SET PROBLEM: In this exercise, return the whole listing exactly, excluding any images.

DATASET CONTENT:
┄┄┄┄┄┄┄┄┄┄

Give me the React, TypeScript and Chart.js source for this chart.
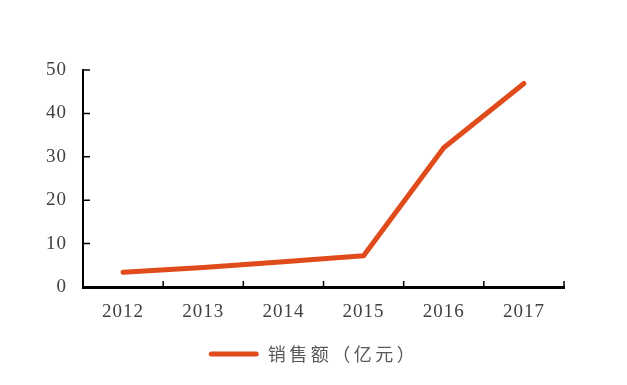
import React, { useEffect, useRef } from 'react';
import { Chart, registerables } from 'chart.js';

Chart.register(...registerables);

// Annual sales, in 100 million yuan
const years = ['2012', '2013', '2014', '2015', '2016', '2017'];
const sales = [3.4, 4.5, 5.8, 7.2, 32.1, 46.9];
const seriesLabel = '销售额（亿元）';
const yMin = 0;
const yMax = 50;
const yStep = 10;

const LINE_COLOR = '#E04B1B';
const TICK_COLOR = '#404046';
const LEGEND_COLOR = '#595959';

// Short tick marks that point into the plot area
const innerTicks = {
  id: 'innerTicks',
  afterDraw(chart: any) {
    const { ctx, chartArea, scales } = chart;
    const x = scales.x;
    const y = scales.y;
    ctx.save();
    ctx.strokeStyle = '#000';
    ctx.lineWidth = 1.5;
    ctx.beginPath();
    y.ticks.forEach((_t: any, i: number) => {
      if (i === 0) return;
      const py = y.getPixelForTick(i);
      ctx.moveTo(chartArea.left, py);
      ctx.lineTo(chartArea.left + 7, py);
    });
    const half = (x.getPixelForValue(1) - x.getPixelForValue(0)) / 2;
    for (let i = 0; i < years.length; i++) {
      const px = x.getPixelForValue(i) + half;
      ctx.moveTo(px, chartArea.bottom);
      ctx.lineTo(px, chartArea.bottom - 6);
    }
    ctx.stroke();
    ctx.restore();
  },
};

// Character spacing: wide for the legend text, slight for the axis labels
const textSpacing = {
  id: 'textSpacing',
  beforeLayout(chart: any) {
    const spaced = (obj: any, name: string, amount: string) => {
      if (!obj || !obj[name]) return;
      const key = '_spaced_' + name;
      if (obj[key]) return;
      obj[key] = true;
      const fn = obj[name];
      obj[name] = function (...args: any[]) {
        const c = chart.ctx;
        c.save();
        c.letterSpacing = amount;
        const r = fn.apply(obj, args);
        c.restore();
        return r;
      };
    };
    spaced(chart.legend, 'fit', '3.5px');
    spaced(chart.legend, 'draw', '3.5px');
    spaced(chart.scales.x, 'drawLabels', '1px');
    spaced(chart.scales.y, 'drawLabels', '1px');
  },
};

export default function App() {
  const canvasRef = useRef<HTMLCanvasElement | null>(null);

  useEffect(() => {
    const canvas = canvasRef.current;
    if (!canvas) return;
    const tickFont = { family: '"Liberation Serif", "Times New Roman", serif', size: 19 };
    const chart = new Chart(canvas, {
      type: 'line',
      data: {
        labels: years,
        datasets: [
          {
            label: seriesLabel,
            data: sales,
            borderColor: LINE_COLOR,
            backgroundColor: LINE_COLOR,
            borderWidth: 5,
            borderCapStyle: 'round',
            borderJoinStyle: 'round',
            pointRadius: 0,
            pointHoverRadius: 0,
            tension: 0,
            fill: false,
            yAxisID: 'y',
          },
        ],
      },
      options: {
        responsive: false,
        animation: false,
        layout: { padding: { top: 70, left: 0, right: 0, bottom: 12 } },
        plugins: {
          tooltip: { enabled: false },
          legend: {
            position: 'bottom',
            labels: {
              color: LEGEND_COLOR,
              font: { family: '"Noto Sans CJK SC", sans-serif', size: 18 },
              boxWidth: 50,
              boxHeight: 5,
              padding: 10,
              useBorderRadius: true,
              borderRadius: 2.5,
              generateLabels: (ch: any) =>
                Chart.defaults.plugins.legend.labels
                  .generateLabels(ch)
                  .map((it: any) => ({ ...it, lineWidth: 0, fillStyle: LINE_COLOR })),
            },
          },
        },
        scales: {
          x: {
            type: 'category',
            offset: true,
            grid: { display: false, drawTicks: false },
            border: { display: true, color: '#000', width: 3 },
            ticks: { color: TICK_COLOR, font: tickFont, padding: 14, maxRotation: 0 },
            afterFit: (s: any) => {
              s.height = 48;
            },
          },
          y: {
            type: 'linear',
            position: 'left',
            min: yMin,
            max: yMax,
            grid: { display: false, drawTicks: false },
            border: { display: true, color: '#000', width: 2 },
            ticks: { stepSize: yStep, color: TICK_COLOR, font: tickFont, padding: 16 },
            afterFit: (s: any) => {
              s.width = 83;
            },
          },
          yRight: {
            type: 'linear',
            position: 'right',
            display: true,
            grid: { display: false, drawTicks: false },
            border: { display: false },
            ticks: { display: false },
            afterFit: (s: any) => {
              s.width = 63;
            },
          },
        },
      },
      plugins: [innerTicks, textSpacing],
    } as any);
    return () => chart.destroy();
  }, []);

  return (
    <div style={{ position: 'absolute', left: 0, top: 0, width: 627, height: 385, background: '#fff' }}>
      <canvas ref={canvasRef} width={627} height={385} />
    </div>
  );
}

┄┄┄┄┄┄┄┄┄┄

ANSWER FOR THE TASK:
Give me the React, TypeScript and Chart.js source for this chart.
import React, { useEffect, useRef } from 'react';
import { Chart, registerables } from 'chart.js';

Chart.register(...registerables);

// Annual sales, in 100 million yuan
const years = ['2012', '2013', '2014', '2015', '2016', '2017'];
const sales = [3.4, 4.5, 5.8, 7.2, 32.1, 46.9];
const seriesLabel = '销售额（亿元）';
const yMin = 0;
const yMax = 50;
const yStep = 10;

const LINE_COLOR = '#E04B1B';
const TICK_COLOR = '#404046';
const LEGEND_COLOR = '#595959';

// Short tick marks that point into the plot area
const innerTicks = {
  id: 'innerTicks',
  afterDraw(chart: any) {
    const { ctx, chartArea, scales } = chart;
    const x = scales.x;
    const y = scales.y;
    ctx.save();
    ctx.strokeStyle = '#000';
    ctx.lineWidth = 1.5;
    ctx.beginPath();
    y.ticks.forEach((_t: any, i: number) => {
      if (i === 0) return;
      const py = y.getPixelForTick(i);
      ctx.moveTo(chartArea.left, py);
      ctx.lineTo(chartArea.left + 7, py);
    });
    const half = (x.getPixelForValue(1) - x.getPixelForValue(0)) / 2;
    for (let i = 0; i < years.length; i++) {
      const px = x.getPixelForValue(i) + half;
      ctx.moveTo(px, chartArea.bottom);
      ctx.lineTo(px, chartArea.bottom - 6);
    }
    ctx.stroke();
    ctx.restore();
  },
};

// Character spacing: wide for the legend text, slight for the axis labels
const textSpacing = {
  id: 'textSpacing',
  beforeLayout(chart: any) {
    const spaced = (obj: any, name: string, amount: string) => {
      if (!obj || !obj[name]) return;
      const key = '_spaced_' + name;
      if (obj[key]) return;
      obj[key] = true;
      const fn = obj[name];
      obj[name] = function (...args: any[]) {
        const c = chart.ctx;
        c.save();
        c.letterSpacing = amount;
        const r = fn.apply(obj, args);
        c.restore();
        return r;
      };
    };
    spaced(chart.legend, 'fit', '3.5px');
    spaced(chart.legend, 'draw', '3.5px');
    spaced(chart.scales.x, 'drawLabels', '1px');
    spaced(chart.scales.y, 'drawLabels', '1px');
  },
};

export default function App() {
  const canvasRef = useRef<HTMLCanvasElement | null>(null);

  useEffect(() => {
    const canvas = canvasRef.current;
    if (!canvas) return;
    const tickFont = { family: '"Liberation Serif", "Times New Roman", serif', size: 19 };
    const chart = new Chart(canvas, {
      type: 'line',
      data: {
        labels: years,
        datasets: [
          {
            label: seriesLabel,
            data: sales,
            borderColor: LINE_COLOR,
            backgroundColor: LINE_COLOR,
            borderWidth: 5,
            borderCapStyle: 'round',
            borderJoinStyle: 'round',
            pointRadius: 0,
            pointHoverRadius: 0,
            tension: 0,
            fill: false,
            yAxisID: 'y',
          },
        ],
      },
      options: {
        responsive: false,
        animation: false,
        layout: { padding: { top: 70, left: 0, right: 0, bottom: 12 } },
        plugins: {
          tooltip: { enabled: false },
          legend: {
            position: 'bottom',
            labels: {
              color: LEGEND_COLOR,
              font: { family: '"Noto Sans CJK SC", sans-serif', size: 18 },
              boxWidth: 50,
              boxHeight: 5,
              padding: 10,
              useBorderRadius: true,
              borderRadius: 2.5,
              generateLabels: (ch: any) =>
                Chart.defaults.plugins.legend.labels
                  .generateLabels(ch)
                  .map((it: any) => ({ ...it, lineWidth: 0, fillStyle: LINE_COLOR })),
            },
          },
        },
        scales: {
          x: {
            type: 'category',
            offset: true,
            grid: { display: false, drawTicks: false },
            border: { display: true, color: '#000', width: 3 },
            ticks: { color: TICK_COLOR, font: tickFont, padding: 14, maxRotation: 0 },
            afterFit: (s: any) => {
              s.height = 48;
            },
          },
          y: {
            type: 'linear',
            position: 'left',
            min: yMin,
            max: yMax,
            grid: { display: false, drawTicks: false },
            border: { display: true, color: '#000', width: 2 },
            ticks: { stepSize: yStep, color: TICK_COLOR, font: tickFont, padding: 16 },
            afterFit: (s: any) => {
              s.width = 83;
            },
          },
          yRight: {
            type: 'linear',
            position: 'right',
            display: true,
            grid: { display: false, drawTicks: false },
            border: { display: false },
            ticks: { display: false },
            afterFit: (s: any) => {
              s.width = 63;
            },
          },
        },
      },
      plugins: [innerTicks, textSpacing],
    } as any);
    return () => chart.destroy();
  }, []);

  return (
    <div style={{ position: 'absolute', left: 0, top: 0, width: 627, height: 385, background: '#fff' }}>
      <canvas ref={canvasRef} width={627} height={385} />
    </div>
  );
}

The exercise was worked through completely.